Skip the pictures and quote all of the lines exactly.

____

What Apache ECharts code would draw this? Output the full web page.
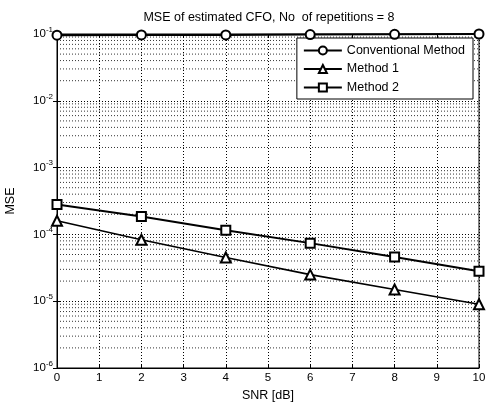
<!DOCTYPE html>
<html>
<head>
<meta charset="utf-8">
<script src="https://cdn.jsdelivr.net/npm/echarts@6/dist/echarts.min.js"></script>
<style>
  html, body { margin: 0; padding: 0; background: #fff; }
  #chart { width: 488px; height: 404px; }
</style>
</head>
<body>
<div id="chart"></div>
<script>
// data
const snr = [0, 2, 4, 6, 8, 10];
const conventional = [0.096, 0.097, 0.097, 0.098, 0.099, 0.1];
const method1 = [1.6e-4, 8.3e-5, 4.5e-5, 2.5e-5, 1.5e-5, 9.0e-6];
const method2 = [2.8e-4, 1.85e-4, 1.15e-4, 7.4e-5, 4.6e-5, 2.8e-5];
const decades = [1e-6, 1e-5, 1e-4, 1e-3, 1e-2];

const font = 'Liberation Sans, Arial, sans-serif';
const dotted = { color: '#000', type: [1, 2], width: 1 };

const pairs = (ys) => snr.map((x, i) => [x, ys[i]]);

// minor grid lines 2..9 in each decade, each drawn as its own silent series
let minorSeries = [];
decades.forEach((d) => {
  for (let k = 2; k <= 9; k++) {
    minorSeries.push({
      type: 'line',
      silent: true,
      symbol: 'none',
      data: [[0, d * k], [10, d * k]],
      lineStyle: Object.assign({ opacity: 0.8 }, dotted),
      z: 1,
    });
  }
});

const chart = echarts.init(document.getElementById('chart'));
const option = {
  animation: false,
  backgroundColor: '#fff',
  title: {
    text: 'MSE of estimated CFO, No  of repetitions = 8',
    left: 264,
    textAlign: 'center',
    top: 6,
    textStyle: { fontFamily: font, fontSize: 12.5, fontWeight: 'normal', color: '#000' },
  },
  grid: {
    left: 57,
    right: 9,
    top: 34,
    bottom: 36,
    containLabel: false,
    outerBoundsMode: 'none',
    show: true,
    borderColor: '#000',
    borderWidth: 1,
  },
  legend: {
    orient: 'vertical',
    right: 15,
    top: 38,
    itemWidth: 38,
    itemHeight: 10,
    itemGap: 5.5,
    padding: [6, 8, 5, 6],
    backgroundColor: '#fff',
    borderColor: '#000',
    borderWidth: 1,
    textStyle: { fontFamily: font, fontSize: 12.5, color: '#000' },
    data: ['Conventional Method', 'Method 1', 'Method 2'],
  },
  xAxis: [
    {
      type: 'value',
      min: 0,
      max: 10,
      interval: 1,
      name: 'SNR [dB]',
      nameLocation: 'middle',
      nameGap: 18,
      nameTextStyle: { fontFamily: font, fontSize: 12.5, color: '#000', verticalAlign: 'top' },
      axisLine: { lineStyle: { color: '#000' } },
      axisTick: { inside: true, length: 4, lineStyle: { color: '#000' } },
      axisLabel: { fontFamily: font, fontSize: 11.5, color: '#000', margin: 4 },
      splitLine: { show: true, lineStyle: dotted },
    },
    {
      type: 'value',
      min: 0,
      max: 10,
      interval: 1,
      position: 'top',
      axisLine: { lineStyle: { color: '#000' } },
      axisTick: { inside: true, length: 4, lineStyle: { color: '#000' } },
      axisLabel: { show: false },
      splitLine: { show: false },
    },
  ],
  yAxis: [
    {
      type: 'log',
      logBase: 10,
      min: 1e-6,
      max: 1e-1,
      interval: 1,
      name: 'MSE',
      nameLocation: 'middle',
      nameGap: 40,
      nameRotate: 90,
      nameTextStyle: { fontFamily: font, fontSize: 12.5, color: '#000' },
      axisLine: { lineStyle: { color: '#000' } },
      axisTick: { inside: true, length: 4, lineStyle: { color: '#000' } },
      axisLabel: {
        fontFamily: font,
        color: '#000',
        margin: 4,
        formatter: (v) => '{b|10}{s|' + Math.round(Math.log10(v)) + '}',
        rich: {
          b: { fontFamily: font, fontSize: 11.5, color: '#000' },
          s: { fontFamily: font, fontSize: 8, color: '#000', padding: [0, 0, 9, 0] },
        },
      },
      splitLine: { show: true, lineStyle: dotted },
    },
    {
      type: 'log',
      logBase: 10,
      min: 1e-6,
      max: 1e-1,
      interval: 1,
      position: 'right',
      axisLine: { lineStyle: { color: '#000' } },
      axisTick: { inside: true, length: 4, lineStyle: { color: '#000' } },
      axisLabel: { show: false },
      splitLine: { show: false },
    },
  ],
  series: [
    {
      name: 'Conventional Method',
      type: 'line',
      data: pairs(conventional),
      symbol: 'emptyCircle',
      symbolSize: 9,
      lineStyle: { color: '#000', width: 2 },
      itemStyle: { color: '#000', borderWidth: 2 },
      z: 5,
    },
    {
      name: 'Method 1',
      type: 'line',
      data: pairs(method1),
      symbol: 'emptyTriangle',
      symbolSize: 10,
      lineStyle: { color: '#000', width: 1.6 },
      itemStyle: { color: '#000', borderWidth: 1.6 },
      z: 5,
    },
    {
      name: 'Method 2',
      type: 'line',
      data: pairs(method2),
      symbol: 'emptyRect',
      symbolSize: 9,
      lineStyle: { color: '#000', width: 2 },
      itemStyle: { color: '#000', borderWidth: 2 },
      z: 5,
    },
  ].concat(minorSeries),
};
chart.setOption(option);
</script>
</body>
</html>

____

(Complete response):
What Apache ECharts code would draw this? Output the full web page.
<!DOCTYPE html>
<html>
<head>
<meta charset="utf-8">
<script src="https://cdn.jsdelivr.net/npm/echarts@6/dist/echarts.min.js"></script>
<style>
  html, body { margin: 0; padding: 0; background: #fff; }
  #chart { width: 488px; height: 404px; }
</style>
</head>
<body>
<div id="chart"></div>
<script>
// data
const snr = [0, 2, 4, 6, 8, 10];
const conventional = [0.096, 0.097, 0.097, 0.098, 0.099, 0.1];
const method1 = [1.6e-4, 8.3e-5, 4.5e-5, 2.5e-5, 1.5e-5, 9.0e-6];
const method2 = [2.8e-4, 1.85e-4, 1.15e-4, 7.4e-5, 4.6e-5, 2.8e-5];
const decades = [1e-6, 1e-5, 1e-4, 1e-3, 1e-2];

const font = 'Liberation Sans, Arial, sans-serif';
const dotted = { color: '#000', type: [1, 2], width: 1 };

const pairs = (ys) => snr.map((x, i) => [x, ys[i]]);

// minor grid lines 2..9 in each decade, each drawn as its own silent series
let minorSeries = [];
decades.forEach((d) => {
  for (let k = 2; k <= 9; k++) {
    minorSeries.push({
      type: 'line',
      silent: true,
      symbol: 'none',
      data: [[0, d * k], [10, d * k]],
      lineStyle: Object.assign({ opacity: 0.8 }, dotted),
      z: 1,
    });
  }
});

const chart = echarts.init(document.getElementById('chart'));
const option = {
  animation: false,
  backgroundColor: '#fff',
  title: {
    text: 'MSE of estimated CFO, No  of repetitions = 8',
    left: 264,
    textAlign: 'center',
    top: 6,
    textStyle: { fontFamily: font, fontSize: 12.5, fontWeight: 'normal', color: '#000' },
  },
  grid: {
    left: 57,
    right: 9,
    top: 34,
    bottom: 36,
    containLabel: false,
    outerBoundsMode: 'none',
    show: true,
    borderColor: '#000',
    borderWidth: 1,
  },
  legend: {
    orient: 'vertical',
    right: 15,
    top: 38,
    itemWidth: 38,
    itemHeight: 10,
    itemGap: 5.5,
    padding: [6, 8, 5, 6],
    backgroundColor: '#fff',
    borderColor: '#000',
    borderWidth: 1,
    textStyle: { fontFamily: font, fontSize: 12.5, color: '#000' },
    data: ['Conventional Method', 'Method 1', 'Method 2'],
  },
  xAxis: [
    {
      type: 'value',
      min: 0,
      max: 10,
      interval: 1,
      name: 'SNR [dB]',
      nameLocation: 'middle',
      nameGap: 18,
      nameTextStyle: { fontFamily: font, fontSize: 12.5, color: '#000', verticalAlign: 'top' },
      axisLine: { lineStyle: { color: '#000' } },
      axisTick: { inside: true, length: 4, lineStyle: { color: '#000' } },
      axisLabel: { fontFamily: font, fontSize: 11.5, color: '#000', margin: 4 },
      splitLine: { show: true, lineStyle: dotted },
    },
    {
      type: 'value',
      min: 0,
      max: 10,
      interval: 1,
      position: 'top',
      axisLine: { lineStyle: { color: '#000' } },
      axisTick: { inside: true, length: 4, lineStyle: { color: '#000' } },
      axisLabel: { show: false },
      splitLine: { show: false },
    },
  ],
  yAxis: [
    {
      type: 'log',
      logBase: 10,
      min: 1e-6,
      max: 1e-1,
      interval: 1,
      name: 'MSE',
      nameLocation: 'middle',
      nameGap: 40,
      nameRotate: 90,
      nameTextStyle: { fontFamily: font, fontSize: 12.5, color: '#000' },
      axisLine: { lineStyle: { color: '#000' } },
      axisTick: { inside: true, length: 4, lineStyle: { color: '#000' } },
      axisLabel: {
        fontFamily: font,
        color: '#000',
        margin: 4,
        formatter: (v) => '{b|10}{s|' + Math.round(Math.log10(v)) + '}',
        rich: {
          b: { fontFamily: font, fontSize: 11.5, color: '#000' },
          s: { fontFamily: font, fontSize: 8, color: '#000', padding: [0, 0, 9, 0] },
        },
      },
      splitLine: { show: true, lineStyle: dotted },
    },
    {
      type: 'log',
      logBase: 10,
      min: 1e-6,
      max: 1e-1,
      interval: 1,
      position: 'right',
      axisLine: { lineStyle: { color: '#000' } },
      axisTick: { inside: true, length: 4, lineStyle: { color: '#000' } },
      axisLabel: { show: false },
      splitLine: { show: false },
    },
  ],
  series: [
    {
      name: 'Conventional Method',
      type: 'line',
      data: pairs(conventional),
      symbol: 'emptyCircle',
      symbolSize: 9,
      lineStyle: { color: '#000', width: 2 },
      itemStyle: { color: '#000', borderWidth: 2 },
      z: 5,
    },
    {
      name: 'Method 1',
      type: 'line',
      data: pairs(method1),
      symbol: 'emptyTriangle',
      symbolSize: 10,
      lineStyle: { color: '#000', width: 1.6 },
      itemStyle: { color: '#000', borderWidth: 1.6 },
      z: 5,
    },
    {
      name: 'Method 2',
      type: 'line',
      data: pairs(method2),
      symbol: 'emptyRect',
      symbolSize: 9,
      lineStyle: { color: '#000', width: 2 },
      itemStyle: { color: '#000', borderWidth: 2 },
      z: 5,
    },
  ].concat(minorSeries),
};
chart.setOption(option);
</script>
</body>
</html>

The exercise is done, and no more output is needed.